Un enorme iceberg che misura 1.550 mq/kmq si è staccato dalla piattaforma di ghiaccio dell’Antartide, vicino a una stazione di ricerca. I glaciologi del British Antarctic Survey (BAS) spiegano che la formazione del nuovo iceberg, grande quanto l’area metropolitana di Londra, è un fenomeno naturale – noto come “calving” – e non legato direttamente al cambiamento climatico.
L’iceberg si è staccato dalla piattaforma di ghiaccio ”Brunt”, spessa 150 metri, un decennio dopo che gli scienziati hanno individuato per la prima volta enormi crepe nella piattaforma. Una separazione simile, che ha coinvolto un iceberg di 1.270 mq/km, si è verificata circa un anno fa. “L’evento era previsto e fa parte del comportamento naturale della piattaforma Brunt”, afferma Dominic Hodgson, del British Antarctic Survey.

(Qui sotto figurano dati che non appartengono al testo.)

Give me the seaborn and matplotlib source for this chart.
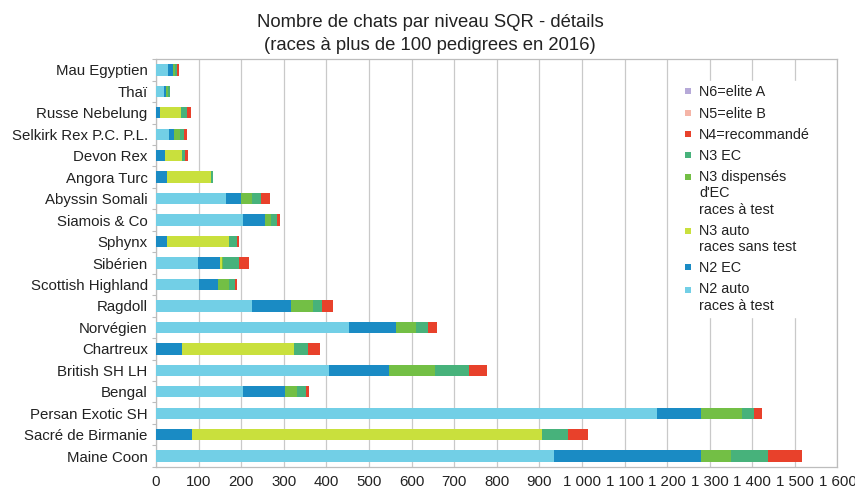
import numpy as np
import pandas as pd
import matplotlib
matplotlib.use("Agg")
import matplotlib.pyplot as plt
from matplotlib.lines import Line2D
from matplotlib.legend_handler import HandlerLine2D
from matplotlib.ticker import FuncFormatter, MultipleLocator, FixedLocator
import seaborn as sns

breeds = ["Mau Egyptien", "Thaï", "Russe Nebelung", "Selkirk Rex P.C. P.L.", "Devon Rex",
          "Angora Turc", "Abyssin Somali", "Siamois & Co", "Sphynx", "Sibérien",
          "Scottish Highland", "Ragdoll", "Norvégien", "Chartreux", "British SH LH",
          "Bengal", "Persan Exotic SH", "Sacré de Birmanie", "Maine Coon"]

n2_auto = [28, 19, 0, 30, 0, 0, 164, 204, 0, 98, 101, 225, 453, 0, 406, 204, 1176, 0, 934]
n2_ec = [12, 5, 10, 12, 21, 25, 35, 51, 25, 53, 44, 92, 110, 61, 140, 99, 103, 85, 345]
n3_auto = [0, 0, 49, 0, 40, 105, 0, 0, 146, 3, 0, 0, 0, 262, 0, 0, 0, 821, 0]
n3_disp = [5, 5, 0, 14, 0, 0, 26, 16, 0, 4, 26, 52, 48, 0, 108, 27, 97, 0, 71]
n3_ec = [4, 4, 14, 9, 7, 3, 21, 12, 18, 36, 14, 20, 27, 34, 82, 23, 28, 61, 87]
n4 = [5, 0, 10, 7, 7, 1, 21, 7, 6, 25, 5, 27, 21, 27, 42, 5, 19, 47, 79]
n5 = [0] * 19
n6 = [0] * 19

series_labels = ["N2 auto\nraces à test", "N2 EC", "N3 auto\nraces sans test",
                 "N3 dispensés\nd'EC\nraces à test", "N3 EC", "N4=recommandé",
                 "N5=elite B", "N6=elite A"]
series_values = [n2_auto, n2_ec, n3_auto, n3_disp, n3_ec, n4, n5, n6]
colors = ["#72cfe6", "#1a8bc4", "#c9e03d", "#73bf45", "#47b27b", "#e8412b", "#f5b5a7", "#b6a9d8"]

sns.set_theme(style="white")
plt.rcParams["font.family"] = ["Liberation Sans", "DejaVu Sans"]

fig = plt.figure(figsize=(8.55, 4.93), dpi=100)
ax = fig.add_axes([0.1825, 0.053, 0.797, 0.827])

cum = np.zeros(len(breeds))
cums = []
for vals in series_values:
    cum = cum + np.array(vals, dtype=float)
    cums.append(cum.copy())
for i in range(len(series_values) - 1, -1, -1):
    d = pd.DataFrame({"breed": breeds, "value": cums[i]})
    sns.barplot(data=d, x="value", y="breed", order=breeds, orient="h", color=colors[i],
                saturation=1, width=0.53, errorbar=None, linewidth=0, ax=ax, zorder=3)

ax.set_xlim(0, 1600)
ax.set_ylim(len(breeds) - 0.5, -0.5)
ax.xaxis.set_major_locator(MultipleLocator(100))
ax.xaxis.set_major_formatter(FuncFormatter(lambda v, p: f"{int(v):,}".replace(",", " ")))
ax.grid(axis="x", color="#c9c9c9", linewidth=0.9, zorder=0)
ax.grid(axis="y", visible=False)
ax.set_axisbelow(True)
ax.set_xlabel("")
ax.set_ylabel("")
for s in ax.spines.values():
    s.set_color("#bdbdbd")
    s.set_linewidth(0.9)
ax.tick_params(axis="x", labelsize=10.8, colors="#222222", length=0, pad=6)
ax.tick_params(axis="y", which="major", labelsize=10.8, colors="#222222", length=0, pad=6)
ax.yaxis.set_minor_locator(FixedLocator(np.arange(-0.5, len(breeds), 1.0)))
ax.tick_params(axis="y", which="minor", length=3, color="#bdbdbd", width=0.8, left=True)


class TopHandler(HandlerLine2D):
    def __init__(self, shift=0.0, **kw):
        super().__init__(**kw)
        self.shift = shift

    def create_artists(self, legend, orig_handle, xdescent, ydescent, width, height, fontsize, trans):
        return super().create_artists(legend, orig_handle, xdescent, ydescent - 2 * self.shift,
                                      width, height, fontsize, trans)


order = list(range(len(series_values) - 1, -1, -1))
handles = [Line2D([0], [0], marker="s", linestyle="none", markersize=5,
                  markerfacecolor=colors[i], markeredgewidth=0) for i in order]
labels = [series_labels[i] for i in order]
line_h = 10.4 * 1.16
hmap = {h: TopHandler(shift=(lab.count("\n")) * line_h / 2) for h, lab in zip(handles, labels)}
leg = ax.legend(handles, labels, loc="upper left", bbox_to_anchor=(679 / 855, 1 - 81 / 493),
                bbox_transform=fig.transFigure, frameon=True, fontsize=10.4,
                handlelength=0.6, handletextpad=0.5, labelspacing=0.5,
                borderpad=0.3, borderaxespad=0, handler_map=hmap)
leg.get_frame().set_facecolor("white")
leg.get_frame().set_edgecolor("white")
leg.get_frame().set_alpha(1)
leg.set_zorder(5)
for t in leg.get_texts():
    t.set_color("#222222")

fig.text(0.503, 1 - 34 / 493, "Nombre de chats par niveau SQR - détails\n(races à plus de 100 pedigrees en 2016)",
         ha="center", va="center", fontsize=13.3, color="#222222", linespacing=1.4)

fig.savefig("out.png", dpi=100, facecolor="white")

Il distacco dell’enorme blocco di ghiacci è avvenuto domenica scorsa tra le ore 19 e le 20, durante una marea importante che ha contribuito a incrementare la faglia già presente sulla piattaforma, battezzata Chasm-1. Due anni fa si era formato un iceberg di dimensioni simili nella stessa area, detta Barriera di Brunt, sulla quale si trova la base di ricerca Halley VI. Nella stazione gli scienziati studiano, da novembre a marzo, lo stato delle spaccature che si sono formate negli ultimi dieci anni. Mentre nei mesi invernali, con il buio perenne e le temperature che toccano i -50°C, il monitoraggio avviene da remoto.
Ciò non toglie che il continente è colpito pesantemente dagli effetti del riscaldamento globale, concordano gli esperti. Lo si è visto con le temperature record registrate lo scorso anno, come accaduto in tutto il mondo. Stando alle rilevazioni di Copernicus, nel 2022 l’estensione dei ghiacci antartici ha raggiunto infatti il livello minimo mai registrato negli ultimi 44 anni di osservazioni satellitari.
Nel 2021 la fusione di un iceberg 4.000 km a nord, dopo il distacco dalla banchisa nel 2017, ha prodotto oltre 150 miliardi di tonnellate di acqua dolce che ha destato non poca preoccupazione nel mondo scientifico per l’impatto del fenomeno su un ecosistema fragile.